Overall Patapsco Watershed Assessment

Geography

The 375,000 acres of the Patapsco River Watershed are located within Anne Arundel, Baltimore, Carroll, and Howard counties, as well as Baltimore City, Maryland. The South branch of the Patapsco River (and thus the main stem of the Patapsco) flows about 35 miles from Parr's Spring in Carroll County to Baltimore City. The North branch of the Patapsco is formed at the confluence of the East and West branches, flows through Liberty Reservoir and then joins the South branch near Sykesville. The Patapsco's headwaters consist of springs and seeps which converge to form high gradient streams flowing through steep ravines. As these join, the streams become a river, with a slightly lower gradient and larger flows. From Sykesville, the river's floodplain continues to widen until it reaches a significant restriction in the vicinity of Oella/Ellicott City. From there, the floodplain again begins to widen until it flows into the Middle Branch of the Baltimore Harbor. The river at this point becomes tidal and enters the Chesapeake Bay.  A watershed map can be found at http://mddnr.chesapeakebay.net/wsprofiles/surf/prof/patback_profmap.html

Land Use

The Patapsco River watershed's land use is diverse. The watershed consists of forested areas, rural areas, productive farms, as well as suburban, urban and industrial areas. It is experiencing significant urban development at this time. One of the largest remaining forested areas in the watershed is the Patapsco Valley State Park which is a nearly contiguous forest buffer from Carroll County to Baltimore City.

Water Quality

Water quality within the Patapsco watershed has had a checkered past. Various types of monitoring have been conducted over the past three decades. The most recent efforts have been using macroinvertebrates as indicators. Certain sub-watersheds within the Patapsco are categorized based on Maryland Biological Stream Survey (MBSS) standards. Overall, there is a sense that with the elimination of various industries along the River and the increased availability of a public sewer system, that water quality has improved over the past 100 years. Current water quality problems appear to be from urbanization.
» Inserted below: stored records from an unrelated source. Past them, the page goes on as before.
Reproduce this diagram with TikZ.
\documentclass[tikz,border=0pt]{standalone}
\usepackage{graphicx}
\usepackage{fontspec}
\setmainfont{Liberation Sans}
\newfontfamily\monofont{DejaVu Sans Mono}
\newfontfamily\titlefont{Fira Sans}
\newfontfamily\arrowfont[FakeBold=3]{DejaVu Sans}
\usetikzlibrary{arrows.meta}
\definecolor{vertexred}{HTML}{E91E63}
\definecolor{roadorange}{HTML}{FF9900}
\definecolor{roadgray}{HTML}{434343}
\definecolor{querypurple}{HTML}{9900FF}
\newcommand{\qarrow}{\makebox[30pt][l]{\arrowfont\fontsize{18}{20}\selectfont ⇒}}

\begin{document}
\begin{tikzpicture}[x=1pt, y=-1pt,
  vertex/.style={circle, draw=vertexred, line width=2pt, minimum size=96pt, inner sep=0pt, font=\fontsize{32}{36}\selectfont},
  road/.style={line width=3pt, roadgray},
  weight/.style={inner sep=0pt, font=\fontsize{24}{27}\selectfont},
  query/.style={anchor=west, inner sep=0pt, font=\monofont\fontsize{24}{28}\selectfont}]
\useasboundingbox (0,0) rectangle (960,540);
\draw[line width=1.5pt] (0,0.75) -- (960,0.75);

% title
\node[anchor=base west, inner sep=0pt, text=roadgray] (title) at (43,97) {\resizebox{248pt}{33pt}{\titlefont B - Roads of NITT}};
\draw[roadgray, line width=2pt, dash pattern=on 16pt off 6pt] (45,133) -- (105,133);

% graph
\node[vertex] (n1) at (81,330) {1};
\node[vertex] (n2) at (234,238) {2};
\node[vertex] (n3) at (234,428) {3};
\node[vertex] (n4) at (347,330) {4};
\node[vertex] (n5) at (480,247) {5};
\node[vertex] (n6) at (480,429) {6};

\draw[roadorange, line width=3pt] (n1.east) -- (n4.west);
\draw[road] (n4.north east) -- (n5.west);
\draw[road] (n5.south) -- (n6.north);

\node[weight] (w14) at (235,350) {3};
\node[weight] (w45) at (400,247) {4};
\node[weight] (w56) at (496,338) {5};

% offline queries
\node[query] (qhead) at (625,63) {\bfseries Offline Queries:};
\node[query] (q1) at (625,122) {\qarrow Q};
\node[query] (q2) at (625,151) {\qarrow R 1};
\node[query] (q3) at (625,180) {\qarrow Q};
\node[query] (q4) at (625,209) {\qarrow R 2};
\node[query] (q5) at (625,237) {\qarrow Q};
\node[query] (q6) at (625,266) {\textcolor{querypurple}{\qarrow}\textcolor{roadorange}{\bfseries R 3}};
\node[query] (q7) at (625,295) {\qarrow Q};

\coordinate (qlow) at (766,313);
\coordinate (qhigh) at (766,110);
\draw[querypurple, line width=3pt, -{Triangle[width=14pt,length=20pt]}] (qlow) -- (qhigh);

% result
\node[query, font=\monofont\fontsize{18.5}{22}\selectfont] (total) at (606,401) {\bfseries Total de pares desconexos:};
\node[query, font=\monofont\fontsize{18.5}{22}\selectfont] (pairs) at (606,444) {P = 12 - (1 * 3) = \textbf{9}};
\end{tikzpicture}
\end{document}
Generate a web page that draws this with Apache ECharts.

Our present day challenge is increased impervious surfaces causing high rates of storm water runoff, in turn leading to higher sediment and nutrient loads. Details on water quality trends can be found at http://mddnr.chesapeakebay.net/eyesonthebay/tributary_health.cfm

Air Quality

The Patapsco watershed benefits from generally cleaner air now than its recent industrial past. The extensive forest cover undoubtedly serves as a significant producer of oxygen in an area which still has major producers of carbon dioxide (automobiles, power plants, manufacturers, etc). The trees may also help remove a variety of other pollutants from the air.

Endangered Species

The State of Maryland maintains a listing of all the plant and animal endangered species. Endangered plants and animals specific to the Patapsco watershed:

Patapsco Valley:

Scientific Name          Common Name      State Status

Dirca palustris               Leatherwood            Threatened
Matteucia struthiopteris  Ostrich Fern             Rare
Polygala senega            Seneca Snakeroot    Threatened

Soldiers Delight Natural Environmental Area:

Common Name

Sandplain Gerardia
Serpentine Aster
Fameflower
Fringed Gentian


Invasive Plants

Numerous invasive plants occur within the watershed such as Wavyleaf Basketgrass, Porcelainberry, Asiatic Bittersweet, English Ivy, Japanese Honeysuckle, Mile-a-minute, Bamboo, Garlic Mustard, etc. A recent addition (in 2007) is Wavyleaf Basketgrass which is spreading rapidly throughout Patapsco State Park areas despite a concerted effort to eradicate it (see http://dnr.maryland.gov/wildlife/plants_wildlife/wlbg/index.asp).

Noise

Noise levels within the watershed are no longer associated with the steady rhythm of the mills which used to dot the river banks. There are places within the watershed where you can get away from the hustle and bustle associated with a watershed located next to a large metropolitan area. As the urbanization of the watershed occurs, noise levels will continue to increase and become more prevalent. Aircraft flying over the watershed are a source of additional noise - particularly in the lower portion of the watershed near the BWI Airport.